El Atleti había empezado a ganar esta Champions cuando levantó en en 2010 la Europa League (la vieja UEFA). En los últimos cuatro años, en Neptuno se han celebrado seis títulos, cuatro europeos. En Cibeles, hasta la Champions de Ramos-Schwarzenbeck, tan solo una Liga y una Copa del Rey. Las trayectorias de los dos finalistas eran evidentes.

A pocos minutos de que acabaran los 90 minutos de la final de Lisboa, tenía escrito esto en mi ordenador: “En Madrid hay tres equipos en Primera División. Uno sabe a lo que juega, otro no sabe cuánto gasta y el tercero hace más de lo que puede. Enhorabuena por el ‘otro’ doblete, atléticos. Bien ganado, era el año”. Hablaba del Atlético, Real y Rayo, por este orden. Sigo pensando lo mismo, aunque Ramos-Schwarzenbeck borrara las dos últimas frases con un cabezazo para la historia. Al Madrid de los millones le salvaron sus genitales, palabra que rima precisamente con millones. Le salvó recuperar su filosofía, la del Madrid ‘ye-ye’, la del Madrid de los García, la del Madrid de la Quinta, la del Madrid ‘delbosquiano’ que arrasó al Valencia camino de la Octava con cinco defensas (Salgado, Karanka, Helguera, Iván Campo y Roberto Carlos) por delante de un portero adolescente (Casillas, que justamente no fue milagroso ante los atléticos) y un delantero que no le metía ni al arco iris (Anelka).

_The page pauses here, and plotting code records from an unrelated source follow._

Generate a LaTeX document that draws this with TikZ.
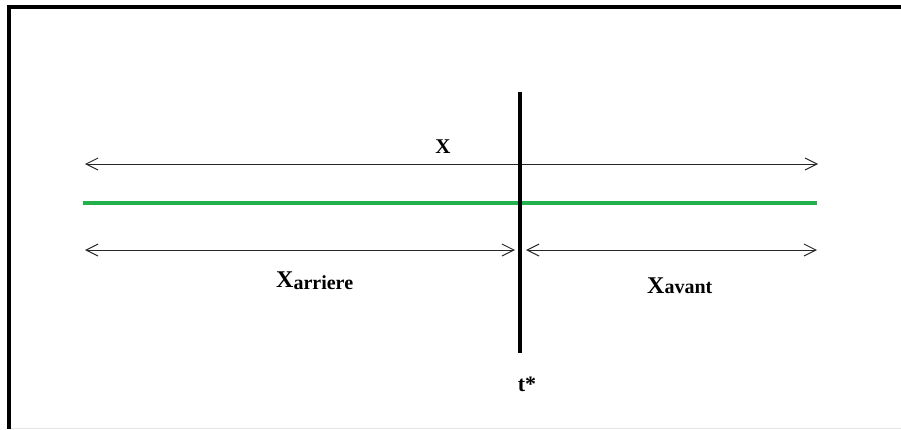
\documentclass[tikz,border=0pt]{standalone}
\usepackage{fontspec}
\setmainfont{Liberation Serif}
\usetikzlibrary{arrows.meta}
\definecolor{lgreen}{RGB}{34,177,76}
\begin{document}
\begin{tikzpicture}[x=1pt,y=-1pt,
  dimarrow/.style={line width=1pt,draw=black!85,{Straight Barb[length=12pt,width=12pt]}-{Straight Barb[length=12pt,width=12pt]}},
  lbl/.style={font=\bfseries,inner sep=0pt,anchor=base}]
\useasboundingbox (0,0) rectangle (901,429);
% frame
\draw[line width=4pt] (7,7) -- (901,7);
\draw[line width=4pt] (9,5) -- (9,429);
\draw[black!10,line width=1pt] (11,428.5) -- (901,428.5);
% coordinates
\coordinate (xl) at (85,164);
\coordinate (xr) at (818,164);
\coordinate (gl) at (83,203);
\coordinate (gr) at (817,203);
\coordinate (al) at (85,250);
\coordinate (ar) at (515,250);
\coordinate (vl) at (526,250);
\coordinate (vr) at (817,250);
\coordinate (tt) at (520,92);
\coordinate (tb) at (520,353);
% lines
\draw[dimarrow] (xl) -- (xr);
\draw[lgreen,line width=4pt] (gl) -- (gr);
\draw[dimarrow] (al) -- (ar);
\draw[dimarrow] (vl) -- (vr);
\draw[line width=4pt] (tt) -- (tb);
% labels
\node[lbl,font=\fontsize{21}{21}\selectfont\bfseries] (X) at (443,153) {X};
\node[lbl,anchor=base west] (Xa) at (276,287) {\fontsize{24}{24}\selectfont X\raisebox{-2pt}{\fontsize{20}{20}\selectfont arriere}};
\node[lbl,anchor=base west] (Xv) at (647,293) {\fontsize{24}{24}\selectfont X\fontsize{20}{20}\selectfont avant};
\node[lbl,font=\fontsize{22}{22}\selectfont\bfseries] (t) at (527,391) {t*};
\end{tikzpicture}
\end{document}
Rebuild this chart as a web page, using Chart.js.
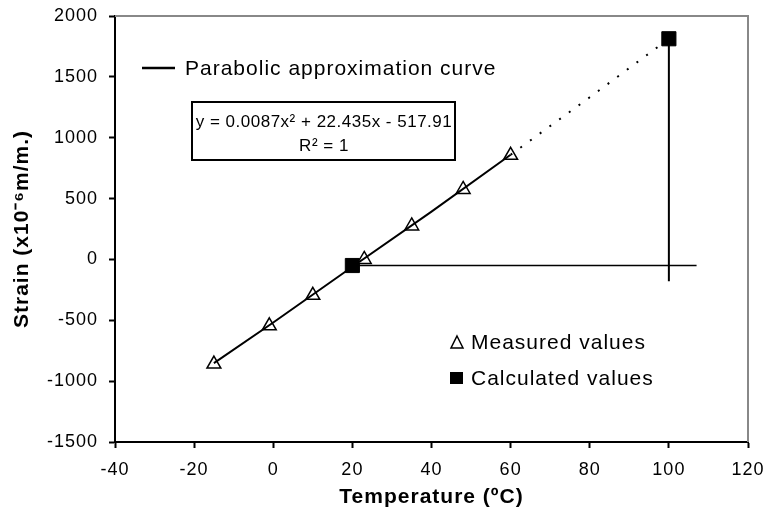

Su historia, la de verdad, salvó al Real Madrid de la chequera. Eso es “ADN Champions”, lo que Florentino Pérez no ha podido comprar, por mucho que se lleve al plantel de gira por las Indias y se gaste 200 millones de euros en tres fichajes para que 70 de esos millones (Illarramendi e Isco) se queden en el banquillo. Bale, el de los 100 millones téoricos, deshizo la igualada en la prórroga y Cristiano Ronaldo, el de los 96 millones reales, se desnudó ante un desnudado Atlético con el 4-1 final. Pero la final era de Ramos, que pese a haber llegado al Madrid pago de la cláusula de rescisión mediante, es lo más parecido en el plantel actual a un jugador del viejo Real, el equipo “eterno”, según L’Equipe, el rey de Europa por derecho y no por billetes. Cuestión de filosofía, la que no debe perder el Atlético del Cholo Simeone: ahí está su norte y ahí está la gloria. Si no pierden el camino, no pasarán 40 años para que regresen a su tercera final de Copa de Europa. Y puede que ese día no juegue Schwarzenbeck en el equipo rival.